Carbon Monoxide and Smoke: The Silent Killers
Each year in the United States there are more than 350,000 home fires. These fires result in over 2,500 deaths every year. Of these deaths, approximately 60% of them occur in homes with no smoke detectors or malfunctioning smoke detectors. On top of that, approximately 200 people are killed each year by carbon monoxide poisoning and about 5,000 people are injured. These deaths most commonly occur where there are improperly used, malfunctioning, or nonexistent carbon monoxide detectors.
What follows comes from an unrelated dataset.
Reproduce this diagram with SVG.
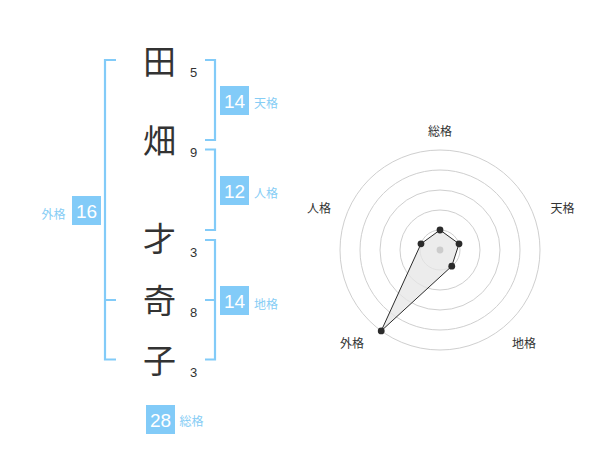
<svg xmlns="http://www.w3.org/2000/svg" width="600" height="470" viewBox="0 0 600 470">
<style>
.kanji{font-family:"Noto Sans CJK JP","Noto Sans CJK SC",sans-serif;font-size:33px;fill:#333;text-anchor:middle}
.num{font-family:"Liberation Sans",Arial,sans-serif;font-size:13px;fill:#333}
.br{fill:none;stroke:#82cbf8;stroke-width:2.2}
.box{fill:#82cbf8}
.bnum{font-family:"Liberation Sans",Arial,sans-serif;font-size:19px;fill:#fff;text-anchor:middle}
.blab{font-family:"Noto Sans CJK JP","Noto Sans CJK SC",sans-serif;font-size:12px;fill:#86cdf5}
.ring{fill:none;stroke:#cfcfcf;stroke-width:1}
.rlab{font-family:"Noto Sans CJK JP","Noto Sans CJK SC",sans-serif;font-size:12px;fill:#333;text-anchor:middle}
.pt{fill:#2b2b2b}
</style>
<rect width="600" height="470" fill="#fff"/>
<g id="name">
<text class="kanji" x="159.5" y="74">田</text>
<text class="kanji" x="159.5" y="152.5">畑</text>
<text class="kanji" x="159.5" y="250.5">才</text>
<text class="kanji" x="159.5" y="313">奇</text>
<text class="kanji" x="159.5" y="372.5">子</text>
<text class="num" x="190" y="77">5</text>
<text class="num" x="190" y="157">9</text>
<text class="num" x="190" y="257">3</text>
<text class="num" x="190" y="317">8</text>
<text class="num" x="190" y="377">3</text>
</g>
<g id="connectors">
<path class="br" d="M116,60 H105 V359.5 H116 M105,300 H116"/>
<path class="br" d="M205,60 H215 V140 H205"/>
<path class="br" d="M205,149.5 H215 V230 H205"/>
<path class="br" d="M205,240 H215 V359.5 H205 M205,300 H215"/>
</g>
<g id="tenkaku">
<rect class="box" x="220" y="86" width="29" height="29"/>
<text class="bnum" x="234.5" y="108">14</text>
<text class="blab" x="254" y="108.3">天格</text>
</g>
<g id="jinkaku">
<rect class="box" x="220" y="176" width="29" height="29"/>
<text class="bnum" x="234.5" y="198">12</text>
<text class="blab" x="254" y="197.8">人格</text>
</g>
<g id="chikaku">
<rect class="box" x="220" y="286" width="29" height="29"/>
<text class="bnum" x="234.5" y="308">14</text>
<text class="blab" x="254" y="308.5">地格</text>
</g>
<g id="gaikaku">
<rect class="box" x="72" y="196" width="29" height="29"/>
<text class="bnum" x="86.5" y="218">16</text>
<text class="blab" x="41.5" y="219.2">外格</text>
</g>
<g id="soukaku">
<rect class="box" x="146" y="405" width="29" height="29"/>
<text class="bnum" x="160.5" y="427">28</text>
<text class="blab" x="179.5" y="426.2">総格</text>
</g>
<g id="radar">
<circle class="ring" cx="440" cy="250" r="20"/>
<circle class="ring" cx="440" cy="250" r="40"/>
<circle class="ring" cx="440" cy="250" r="60"/>
<circle class="ring" cx="440" cy="250" r="80"/>
<circle class="ring" cx="440" cy="250" r="100"/>
<polygon points="440,230 459.02,243.82 451.76,266.18 381.22,330.9 420.98,243.82" fill="#e6e6e6" fill-opacity="0.75" stroke="#2b2b2b" stroke-width="1"/>
<circle cx="440" cy="250" r="3.4" fill="#cccccc"/>
<circle class="pt" cx="440" cy="230" r="3.4"/>
<circle class="pt" cx="459.02" cy="243.82" r="3.4"/>
<circle class="pt" cx="451.76" cy="266.18" r="3.4"/>
<circle class="pt" cx="381.22" cy="330.9" r="3.4"/>
<circle class="pt" cx="420.98" cy="243.82" r="3.4"/>
<text class="rlab" x="440" y="135.5">総格</text>
<text class="rlab" x="562.5" y="213">天格</text>
<text class="rlab" x="319" y="213">人格</text>
<text class="rlab" x="352" y="347.5">外格</text>
<text class="rlab" x="524" y="347.5">地格</text>
</g>
</svg>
Most home fires result in death by smoke inhalation. This occurs when, while sleeping, someone ingest smoke causing suffocation. This most often occurs in the overnight hours and while people within the home are sleeping. If your home is equipped with smoke detectors that are properly functioning, the alarm sounding will awaken everyone and save their lives.
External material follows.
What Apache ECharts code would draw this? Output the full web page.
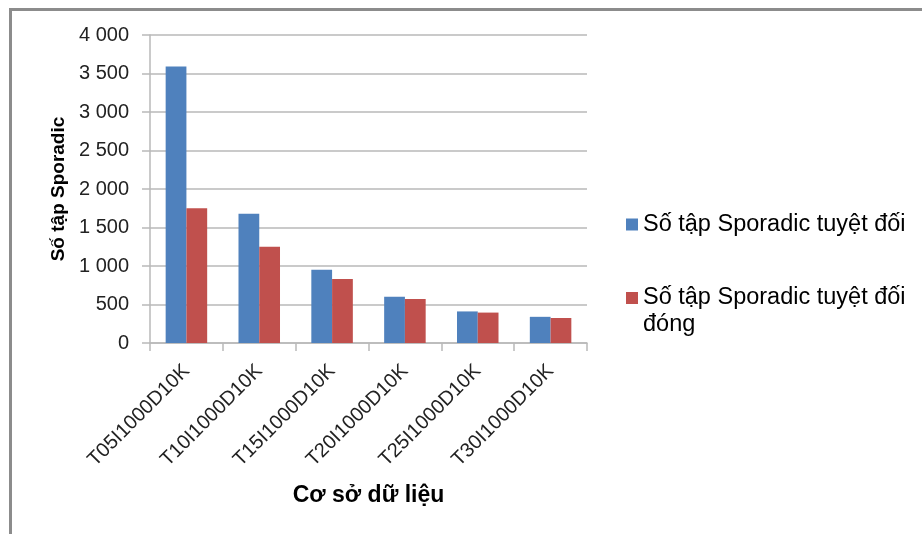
<!DOCTYPE html>
<html>
<head>
<meta charset="utf-8">
<script src="https://cdn.jsdelivr.net/npm/echarts@6/dist/echarts.min.js"></script>
<style>
  html, body { margin: 0; padding: 0; background: #fff; }
  #chart { width: 922px; height: 534px; }
</style>
</head>
<body>
<div id="chart"></div>
<script>
// Databases tested
const databases = ['T05I1000D10K', 'T10I1000D10K', 'T15I1000D10K', 'T20I1000D10K', 'T25I1000D10K', 'T30I1000D10K'];

// Number of absolute sporadic itemsets per database
const sporadicAbsolute = [3590, 1680, 950, 600, 410, 340];
// Number of closed absolute sporadic itemsets per database
const sporadicClosed = [1750, 1250, 830, 570, 395, 325];

const seriesNames = ['Số tập Sporadic tuyệt đối', 'Số tập Sporadic tuyệt đối đóng'];
const yTicks = { min: 0, max: 4000, step: 500 };

const chart = echarts.init(document.getElementById('chart'));

// "3500" -> "3 500"
const fmt = v => {
  const s = String(v);
  return s.length > 3 ? s.slice(0, s.length - 3) + ' ' + s.slice(-3) : s;
};

const gridColor = '#b9b9b9';
const labelFont = 'Liberation Sans, Arial, sans-serif';
const legendFont = { fontFamily: labelFont, fontSize: 23.5, color: '#000' };

chart.setOption({
  animation: false,
  backgroundColor: '#fff',
  grid: { left: 150, right: 335, top: 35, bottom: 191, containLabel: false },
  legend: [
    {
      data: [seriesNames[0]],
      orient: 'vertical',
      left: 621, top: 206,
      itemWidth: 12, itemHeight: 12,
      icon: 'rect',
      textStyle: Object.assign({ lineHeight: 27 }, legendFont)
    },
    {
      // long name wraps onto a second line; an empty first line of the same
      // height keeps the swatch level with the first line of text
      data: [seriesNames[1]],
      orient: 'vertical',
      left: 621, top: 254,
      itemWidth: 12, itemHeight: 12,
      icon: 'rect',
      formatter: name => {
        const cut = name.lastIndexOf(' ');
        return '{e| }\n{t|' + name.slice(0, cut) + '}\n{t|' + name.slice(cut + 1) + '}';
      },
      textStyle: Object.assign({
        rich: {
          e: Object.assign({ lineHeight: 27 }, legendFont),
          t: Object.assign({ lineHeight: 27 }, legendFont)
        }
      }, legendFont)
    }
  ],
  xAxis: {
    type: 'category',
    data: databases,
    name: 'Cơ sở dữ liệu',
    nameLocation: 'middle',
    nameGap: 141,
    nameTextStyle: { fontFamily: labelFont, fontSize: 23, fontWeight: 'bold', color: '#000' },
    axisLine: { lineStyle: { color: gridColor, width: 1.5 } },
    axisTick: { show: true, length: 8, lineStyle: { color: gridColor, width: 1.5 } },
    axisLabel: {
      rotate: 45, margin: 25, interval: 0,
      fontFamily: labelFont, fontSize: 20, color: '#222'
    }
  },
  yAxis: {
    type: 'value',
    min: yTicks.min, max: yTicks.max, interval: yTicks.step,
    name: 'Số tập Sporadic',
    nameLocation: 'middle',
    nameRotate: 90,
    nameGap: 82,
    nameTextStyle: { fontFamily: labelFont, fontSize: 19, fontWeight: 'bold', color: '#000' },
    axisLine: { show: true, lineStyle: { color: gridColor, width: 1.5 } },
    axisTick: { show: true, length: 8, lineStyle: { color: gridColor, width: 1.5 } },
    splitLine: { lineStyle: { color: gridColor, width: 1.5 } },
    axisLabel: {
      margin: 21, fontFamily: labelFont, fontSize: 20, color: '#222',
      formatter: fmt
    }
  },
  series: [
    {
      name: seriesNames[0], type: 'bar', data: sporadicAbsolute,
      barGap: '0%', barCategoryGap: '43%',
      itemStyle: { color: '#4f81bd' }
    },
    {
      name: seriesNames[1], type: 'bar', data: sporadicClosed,
      barGap: '0%', barCategoryGap: '43%',
      itemStyle: { color: '#c0504d' }
    }
  ],
  graphic: [
    {
      type: 'polyline',
      shape: { points: [[10.5, 534], [10.5, 9.5], [922, 9.5]] },
      style: { stroke: '#8c8c8c', lineWidth: 3, fill: null }
    }
  ]
});
</script>
</body>
</html>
Since there are outward signs of fire, carbon monoxide is an even sneakier subject. Carbon monoxide poisoning can be continuous throughout the day as the dangerous fumes begin to fill a home. In a small home or a home without much drafting, the effects can be felt rather quickly. By installing carbon monoxide detectors in your home, you are securing the safety of everyone who lives within it.
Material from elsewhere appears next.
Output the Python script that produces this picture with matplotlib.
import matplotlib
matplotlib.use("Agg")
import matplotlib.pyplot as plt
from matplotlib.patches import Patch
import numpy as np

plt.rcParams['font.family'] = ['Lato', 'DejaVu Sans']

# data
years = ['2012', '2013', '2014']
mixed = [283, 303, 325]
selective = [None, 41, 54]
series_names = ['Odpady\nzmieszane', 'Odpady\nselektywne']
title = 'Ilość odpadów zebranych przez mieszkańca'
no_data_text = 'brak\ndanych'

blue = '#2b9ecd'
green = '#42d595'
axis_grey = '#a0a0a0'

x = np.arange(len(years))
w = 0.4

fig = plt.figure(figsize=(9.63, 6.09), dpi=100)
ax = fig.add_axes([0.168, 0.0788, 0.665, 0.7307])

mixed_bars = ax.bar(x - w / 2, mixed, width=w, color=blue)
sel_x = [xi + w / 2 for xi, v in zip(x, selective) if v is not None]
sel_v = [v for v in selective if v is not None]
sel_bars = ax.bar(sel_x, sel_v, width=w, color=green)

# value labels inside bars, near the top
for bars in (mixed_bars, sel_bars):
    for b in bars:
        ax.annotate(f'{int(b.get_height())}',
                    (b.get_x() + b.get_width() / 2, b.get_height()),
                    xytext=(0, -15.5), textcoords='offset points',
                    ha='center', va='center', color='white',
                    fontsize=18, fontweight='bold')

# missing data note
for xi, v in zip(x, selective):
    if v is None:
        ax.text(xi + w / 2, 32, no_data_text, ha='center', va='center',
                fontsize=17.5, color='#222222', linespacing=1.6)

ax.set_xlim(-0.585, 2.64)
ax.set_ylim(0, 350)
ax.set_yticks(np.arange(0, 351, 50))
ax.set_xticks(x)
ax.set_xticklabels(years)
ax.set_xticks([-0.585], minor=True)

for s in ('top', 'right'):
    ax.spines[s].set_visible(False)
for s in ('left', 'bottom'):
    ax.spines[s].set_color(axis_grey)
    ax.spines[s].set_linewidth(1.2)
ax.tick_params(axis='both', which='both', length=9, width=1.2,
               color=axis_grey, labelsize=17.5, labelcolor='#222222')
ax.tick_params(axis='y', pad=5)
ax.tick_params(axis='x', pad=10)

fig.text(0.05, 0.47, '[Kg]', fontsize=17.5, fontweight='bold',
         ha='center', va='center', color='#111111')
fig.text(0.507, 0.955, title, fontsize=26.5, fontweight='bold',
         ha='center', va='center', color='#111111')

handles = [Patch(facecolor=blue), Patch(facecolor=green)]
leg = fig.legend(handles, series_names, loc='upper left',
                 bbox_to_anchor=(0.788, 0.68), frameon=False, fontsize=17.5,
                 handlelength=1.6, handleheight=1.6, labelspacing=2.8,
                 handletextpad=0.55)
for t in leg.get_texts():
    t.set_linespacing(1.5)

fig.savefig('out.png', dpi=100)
Here are some simple steps everyone can take to protect the lives of everyone in your home:
If you do not currently have smoke detectors or carbon monoxide detectors, contact an electrician to have them installed in your home. It is a requirement that each bedroom in your home have a smoke detector. It is also required that each floor of your home have a smoke detector. A carbon monoxide detector is required within 15' of any sleeping area (bedroom) in your home. In some cases, a smoke and carbon monoxide combo detector can be used in the center point of a hallway so long as it meets the above criteria.
All units/devices in your home must be interconnected and must be 120 volts with a battery back up.
If your detectors are "chirping" make sure to change the batteries immediately to keep them functioning properly.
Test all your detectors by pressing the "test" button on the device to ensure that it is in proper working order. If you feel that your detectors are not functioning due to electrical issues, contact an electrician immediately to have the problem resolved. All devices should be tested once per month.
If your alarm is going off because you are cooking:
Press the "hush" or "silent" button on your device.
Wave a towel in front of the alarm to clear the smoke from the detector.
Open windows or turn on the exhaust fan above your stove to expedite the removal of smoke.